Digital control of studio cameras began trickling into ENG lenses about three years ago. It allows the camera to memorize speeds or types of shots in the lens. One of the challenges that memory functions introduced, though, was difficulty in seeing what settings were selected. More important, if the lens was a rental or used by someone else, the settings would often be changed or reset. Ito says the new system removes many of those concerns.

"We created a display that allows users to set different features on the lens or change what each button does," explains Ito. "They can assign different commands, create a shuttle shot or adjust the speed of the zoom for a shot that can be recalled by pushing a button."

Programmable features include precise zoom and focus-curve setting and a movement mode that can recall zoom seesaw, zoom demand and preset controls. Up to nine user settings can be kept in the memory; there is also a default setting. In addition, a serial cable can be used to share the settings among connected cameras.

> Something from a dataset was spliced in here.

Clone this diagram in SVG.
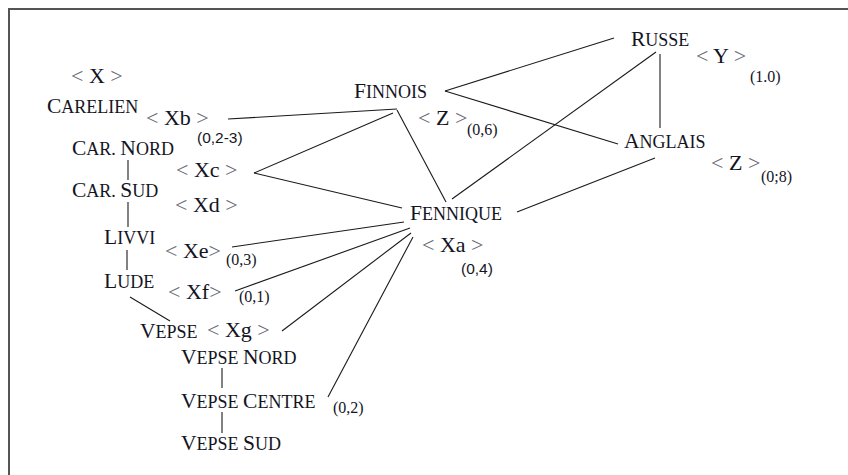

Ito says that, in today's production environment, a director can often like a certain shot during rehearsal but less-experienced camera operators have difficulty re-creating the shot during actual production. The memory function eliminates that problem: "It can even control the way to zoom starts and stops."

Canon has also introduced an electronically driven servo system. Ito says the system feels like a manual system but allows greater focusing with longer HD lenses. Because HD has a shallower depth of field than SD, focusing can be more difficult. The new servo, with a selection of near, far or standard, gives the additional precision needed. "A 5% adjustment in near setting moves the lens a lot more than in far," adds Ito.

Also new for the U.S. market is the NU-700N, a turnkey network-controllable-pan/tilt/zoom camera system. The system is designed for such applications as weather or traffic monitoring and includes a camera with three 1/4-inch CCDs and a built-in 20X zoom lens with a 5X digital function for a zoom range of 100X. It can be controlled via the Internet or a LAN via a non-proprietary-protocol control panel or even a computer. Ito says that, at $9,900, it's a fairly inexpensive system.